As I rolled to the line the teams were out in force. It looked line Cucina, Bikesale, Fisher Plumbing and Olympia all were getting set for team rides. I checked out the facial expressions. They looked serious. The race started off pretty relaxed. I wasn't sure when the neutral roll out turned into racing, the ramp up was that gradual. There course was shaped like a capital D rotated ninety degrees to the right. After the long straight we took the first turn which started a long gradual uphill and as I predicted we punched it. I was ready and jumped on. Five seconds later the riders in front shut it down. What the heck?
The close proximity to Seattle, the lack of any killer hills and dry weather all contributed to a large field. There were seventy men racing in the 30+ plus category. Kind of weird for a guy whose oldest son is 29 years old to do battle with 35 year olds. I wanted to ask, "Hey young fella, how many grandchildren to YOU have?'
Similar to Mason lake, we had places on the course where we went fast every time and other stretches where we went slow and why those places had their assigned speeds is beyond me. There was a stretch on the backside where we were going just over sixty kilometers per hour and I was excited. Then when we hit a slight, and I mean short and slight, uphill and it slowed down so much I said "Aw..Come On!" out loud.

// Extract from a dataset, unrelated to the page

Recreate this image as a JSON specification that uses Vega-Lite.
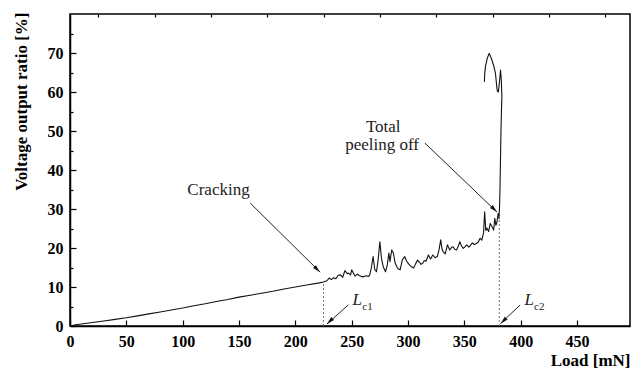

I had figured if the large field were to split it would happen on the first lap. Otherwise it would be a sprint finish. It didn't break up so I just tried to stay out of the wind and be in a good position for the finish. My legs felt heavy on the first lap and I was worried. They were feeling pretty good later on and I started to think big.

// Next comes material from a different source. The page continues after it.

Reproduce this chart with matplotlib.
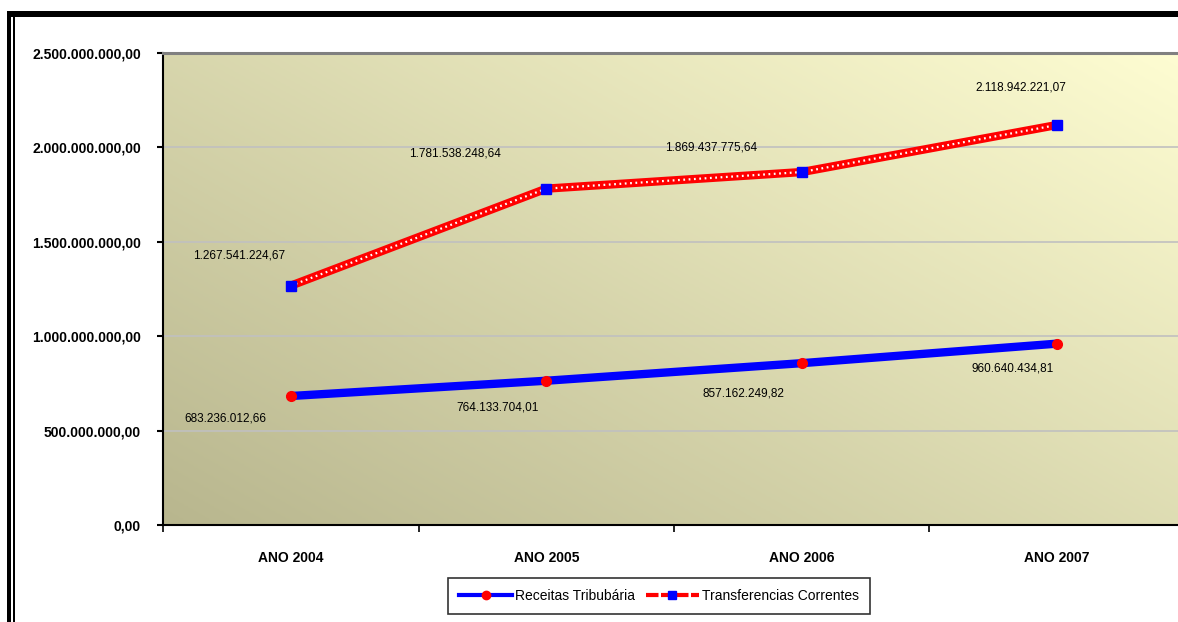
import numpy as np
import matplotlib.pyplot as plt
from matplotlib.ticker import FuncFormatter, FixedLocator
from matplotlib.lines import Line2D
from matplotlib.patches import Rectangle

plt.rcParams['font.family'] = ['Liberation Sans', 'DejaVu Sans']

# data
categorias = ['ANO 2004', 'ANO 2005', 'ANO 2006', 'ANO 2007']
receitas = [683236012.66, 764133704.01, 857162249.82, 960640434.81]
transferencias = [1267541224.67, 1781538248.64, 1869437775.64, 2118942221.07]

# label offsets in points (layout only)
off_rec = [(-47, -16), (-35, -19), (-42, -22), (-32, -18)]
off_tr = [(-37, 22), (-66, 25), (-65, 18), (-26, 27)]


def br_fmt(v, pos=None):
    s = f"{v:,.2f}"
    return s.replace(',', 'X').replace('.', ',').replace('X', '.')


fig = plt.figure(figsize=(11.78, 6.22), dpi=100)
ax = fig.add_axes([163 / 1178, 1 - 525 / 622, (1185 - 163) / 1178, (525 - 53) / 622])

# diagonal gradient background
n = 200
xx, yy = np.meshgrid(np.linspace(0, 1, n), np.linspace(0, 1, n))
t = (xx * 0.55 + yy * 0.45)
c0 = np.array([0xb8, 0xb6, 0x8e]) / 255
c1 = np.array([0xfe, 0xfd, 0xd2]) / 255
grad = c0 + (c1 - c0) * t[..., None]
ax.imshow(grad, extent=[0, 1, 0, 1], transform=ax.transAxes, aspect='auto',
          origin='lower', zorder=0)

x = np.arange(len(categorias))

# gridlines
for g in [500e6, 1000e6, 1500e6, 2000e6]:
    ax.axhline(g, color='#c0c0c0', lw=1.2, zorder=1)

# Receitas: thick blue line with red circles
ax.plot(x, receitas, color='#0000ff', lw=6, solid_capstyle='butt', zorder=3)
ax.plot(x, receitas, ls='none', marker='o', ms=7, color='#ff0000', zorder=4)

# Transferencias: red line with white dots
ax.plot(x, transferencias, color='#ff0000', lw=6, solid_capstyle='butt', zorder=3)
ax.plot(x, transferencias, color='white', lw=1.6, dashes=(0.8, 1.6), zorder=3.5)
ax.plot(x, transferencias, ls='none', marker='s', ms=7.5, color='#0000ff', zorder=4)

for xi, v, o in zip(x, receitas, off_rec):
    ax.annotate(br_fmt(v), (xi, v), xytext=o, textcoords='offset points',
                ha='center', va='center', fontsize=8.5, color='black', zorder=5)
for xi, v, o in zip(x, transferencias, off_tr):
    ax.annotate(br_fmt(v), (xi, v), xytext=o, textcoords='offset points',
                ha='center', va='center', fontsize=8.5, color='black', zorder=5)

ax.set_xlim(-0.5, 3.5)
ax.set_ylim(0, 2.5e9)

ax.set_yticks([0, 500e6, 1000e6, 1500e6, 2000e6, 2500e6])
ax.yaxis.set_major_formatter(FuncFormatter(br_fmt))
ax.tick_params(axis='y', direction='out', length=4, width=1.5, pad=12,
               labelsize=10)
for lab in ax.get_yticklabels():
    lab.set_fontweight('bold')

ax.xaxis.set_major_locator(FixedLocator([-0.5, 0.5, 1.5, 2.5, 3.5]))
ax.xaxis.set_major_formatter(FuncFormatter(lambda v, p: ''))
ax.xaxis.set_minor_locator(FixedLocator(list(x)))
ax.set_xticks(x, categorias, minor=True)
ax.tick_params(axis='x', which='major', direction='out', length=5, width=1.2)
ax.tick_params(axis='x', which='minor', length=0, pad=19, labelsize=10)
for lab in ax.get_xticklabels(minor=True):
    lab.set_fontweight('bold')

ax.spines['left'].set_color('black')
ax.spines['left'].set_linewidth(1.5)
ax.spines['bottom'].set_color('black')
ax.spines['bottom'].set_linewidth(1.5)
ax.spines['top'].set_color('#808080')
ax.spines['top'].set_linewidth(2.2)
ax.spines['right'].set_visible(False)

# legend
handles = [
    Line2D([0], [0], color='#0000ff', lw=3, marker='o', ms=6,
           markerfacecolor='#ff0000', markeredgecolor='#ff0000'),
    Line2D([0], [0], color='#ff0000', lw=3, ls=(0, (3, 0.6)), marker='s', ms=6,
           markerfacecolor='#0000ff', markeredgecolor='#0000ff'),
]
leg = fig.legend(handles, ['Receitas Tribubária', 'Transferencias Correntes'],
                 loc='center', bbox_to_anchor=(659 / 1178, 1 - 596 / 622),
                 ncol=2, fontsize=10, frameon=True, fancybox=False,
                 edgecolor='black', handlelength=3.8, handletextpad=0.2,
                 columnspacing=0.8, borderpad=0.8)
leg.get_frame().set_linewidth(1.2)

# outer frame of the chart object
fig.add_artist(Rectangle((7 / 1178, 0), 4 / 1178, 1 - 11 / 622,
                         transform=fig.transFigure, color='black', lw=0))
fig.add_artist(Rectangle((13 / 1178, 0), 1.5 / 1178, 1 - 11 / 622,
                         transform=fig.transFigure, color='black', lw=0))
fig.add_artist(Rectangle((7 / 1178, 1 - 17 / 622), 1, 6 / 622,
                         transform=fig.transFigure, color='black', lw=0))

fig.savefig('out.png', dpi=100)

On the third of four laps a rider, whom I choose not to name, moved up on the right. I felt a tap on my left shoulder. A gloved hand pointed to the rider on the right. "Watch out for that guy," he said with sincere caution. In a bike race, you need all the oxygen you can get, so saying anything during a race has a cost. The warning was warranted and sincere. "That guy" is a nice guy. He is squirrelly on the bike. I knew him as "that guy" from earlier races and, in the interest of full disclosure, I have also warned other riders in races to keep an eye out for "that guy." For all I know others in the peloton point to me and say the same thing.
On one of the two corners "that guy" slid across with his rear wheel locked as he went from the inside to the outside which could easily have caused some blood to spill, but the riders had been cautious granting him more room than usual. We regrouped and soon we were on the final lap.

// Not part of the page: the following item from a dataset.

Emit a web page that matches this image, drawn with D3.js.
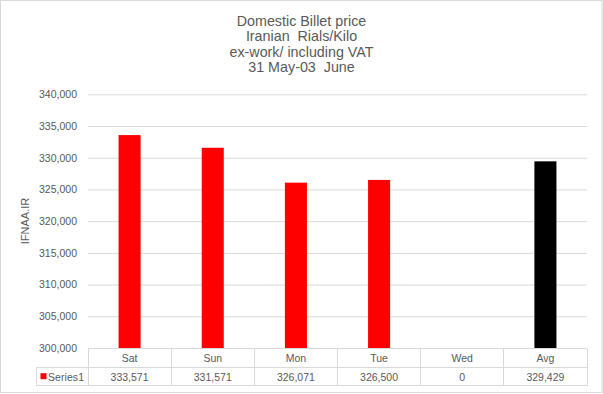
<!DOCTYPE html>
<html><head><meta charset="utf-8">
<script src="https://cdn.jsdelivr.net/npm/d3@7"></script>
<style>
html,body{margin:0;padding:0;background:#fff;}
svg{display:block;}
</style>
</head><body>
<script>
const titleLines = ["Domestic Billet price", "Iranian  Rials/Kilo", "ex-work/ including VAT", "31 May-03  June"];
const categories = ["Sat", "Sun", "Mon", "Tue", "Wed", "Avg"];
const values = [333571, 331571, 326071, 326500, 0, 329429];
const barColors = ["#ff0000", "#ff0000", "#ff0000", "#ff0000", "#ff0000", "#000000"];
const yTicks = [300000, 305000, 310000, 315000, 320000, 325000, 330000, 335000, 340000];
const seriesName = "Series1";
const yLabel = "IFNAA.IR";

(function () {
const W = 603, H = 394;
const pLeft = 88, pRight = 587, pTop = 94.3, pBottom = 348;
const rowH = 18.7;
const tableLeft = 36;

const svg = d3.select("body").append("svg").attr("width", W).attr("height", H);
svg.append("rect").attr("x", 0.5).attr("y", 0.5).attr("width", W - 1.5).attr("height", H - 2)
  .attr("fill", "#fff").attr("stroke", "#d9d9d9");

const font = "'Liberation Sans', Arial, sans-serif";
const txt = "#595959";

// title
svg.append("g").selectAll("text").data(titleLines).join("text")
  .attr("x", 301.5).attr("y", (d, i) => 25.5 + i * 15.5)
  .attr("text-anchor", "middle").attr("font-family", font).attr("font-size", 14.3)
  .attr("xml:space", "preserve").style("white-space", "pre")
  .attr("fill", txt).text(d => d);

const x = d3.scaleBand().domain(categories).range([pLeft, pRight]).paddingInner(0.735).paddingOuter(0.3675);
const xc = d3.scaleBand().domain(categories).range([pLeft, pRight]);
const y = d3.scaleLinear().domain([300000, 340000]).range([pBottom, pTop]);

// gridlines
const yAxis = d3.axisLeft(y).tickValues(yTicks).tickSize(-(pRight - pLeft)).tickPadding(11)
  .tickFormat(d3.format(","));
const ga = svg.append("g").attr("transform", `translate(${pLeft},0)`).call(yAxis);
ga.select(".domain").remove();
ga.selectAll(".tick line").attr("stroke", "#d9d9d9");
ga.selectAll(".tick text").attr("font-family", font).attr("font-size", 10.5).attr("fill", txt);

// bars
const data = categories.map((c, i) => ({c, v: values[i], col: barColors[i]}));
svg.append("g").selectAll("rect").data(data.filter(d => d.v > 300000)).join("rect")
  .attr("x", d => x(d.c)).attr("width", x.bandwidth())
  .attr("y", d => y(d.v)).attr("height", d => y(300000) - y(d.v))
  .attr("fill", d => d.col);

// y label
svg.append("text").attr("transform", `translate(29,221) rotate(-90)`)
  .attr("text-anchor", "middle").attr("font-family", font).attr("font-size", 11)
  .attr("fill", txt).text(yLabel);

// data table
const tg = svg.append("g").attr("stroke", "#d9d9d9").attr("shape-rendering", "crispEdges");
const t0 = pBottom + 0.5, t1 = t0 + rowH, t2 = t1 + rowH;
tg.append("line").attr("x1", pLeft).attr("x2", pRight).attr("y1", t0).attr("y2", t0);
tg.append("line").attr("x1", tableLeft).attr("x2", pRight).attr("y1", t1).attr("y2", t1);
tg.append("line").attr("x1", tableLeft).attr("x2", pRight).attr("y1", t2).attr("y2", t2);
tg.append("line").attr("x1", tableLeft).attr("x2", tableLeft).attr("y1", t1).attr("y2", t2);
tg.selectAll("line.v").data(categories.concat(["_end"])).join("line")
  .attr("x1", (d, i) => pLeft + i * xc.step()).attr("x2", (d, i) => pLeft + i * xc.step())
  .attr("y1", t0).attr("y2", t2);

svg.append("g").selectAll("text").data(categories).join("text")
  .attr("x", d => xc(d) + xc.bandwidth() / 2).attr("y", t0 + rowH / 2 + 4)
  .attr("text-anchor", "middle").attr("font-family", font).attr("font-size", 10.5)
  .attr("fill", txt).text(d => d);
svg.append("g").selectAll("text").data(data).join("text")
  .attr("x", d => xc(d.c) + xc.bandwidth() / 2).attr("y", t1 + rowH / 2 + 4)
  .attr("text-anchor", "middle").attr("font-family", font).attr("font-size", 10.5)
  .attr("fill", txt).text(d => d3.format(",")(d.v));

svg.append("rect").attr("x", 40.5).attr("y", t1 + 6).attr("width", 6).attr("height", 6).attr("fill", "#ff0000");
svg.append("text").attr("x", 48).attr("y", t1 + rowH / 2 + 4)
  .attr("font-family", font).attr("font-size", 10.5).attr("fill", txt)
  .attr("textLength", 36).text(seriesName);
})();
</script>
</body></html>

Flying peloton !I was well positioned approaching the final corner. There was still some good distance after the corner, but I wanted to be in a good spot. I was on the yellow line and sitting top ten. My buddy Geoff was on the right and I was thinking we could both have high finishes.
I expected that on the final straight (three miles or so) the speed would ramp up and there would be splits. We slowed down and the peloton "amoeba'd" from the right and similar to OVRR I thought I was done for. At OVRR I didn't get much worse than top fifteen or twenty position. As the pack oozed up on the right I went from top ten to last fifteen in a finishing field of sixty two.
Despite trying not to panic, I panicked. I slowed and moved to the right shoulder to try and find a lane to move up. I started fighting my way to the front. I wasn't off the road, but I was close and was willing to go off road if necessary. I heard someone say on your right and I couldn't figure where they would fit so I leaned into the rider to my left. I still can't believe I did that.
I was working hard and the pace had ramped up and we were flying. We passed the 1k to go sign and I was still in a bad place. I finally made it to a top eight spot and tried to tuck in out of the wind and catch my breath. I think I took two breaths and I could see the 200m sign and it was show time. I was exactly where I needed to be. I was in a perfect position. I tucked behind plaid man and he started his sprint and he had nothing. Plaid man pulled off and I was looking at the line up ahead. I looked to my right and Geoff was already going for it.
I hit the gas and there was nothing there. Like a Volkswagen microbus climbing a hill- there was no power. I had burned all my matches getting into position and had nothing for the sprint.
I've ridden two hundred miles in a day more than once. I've ridden some of the hardest cols in the French Alps. Those final two hundred meters were endless and my legs were screaming. Legs that scream when you are going fast are so much better than legs that scream when you are dying. I was dying. Make it done, make it done.
Geoff in the center of the shot (yellow cuffs on blue shorts and jersey) and Evo on the right.I went from fourth to twenty second in the final two hundred meters. It was the opposite of my last race when I just blew past people (with me being the one going forward). Before and during the race I had several people mention my sprint at OVRR and I had been feeling pretty good about myself. I had humble pie for lunch today.
After the race I saw someone with a three digit number, put his arm around "that guy" who, like Evo, rides with a four digit number (the road newbie sign) and I braced for him to tell the guy he was an idiot. Instead he gave him some advice and encouragement. Frankly that was the best thing I saw all day.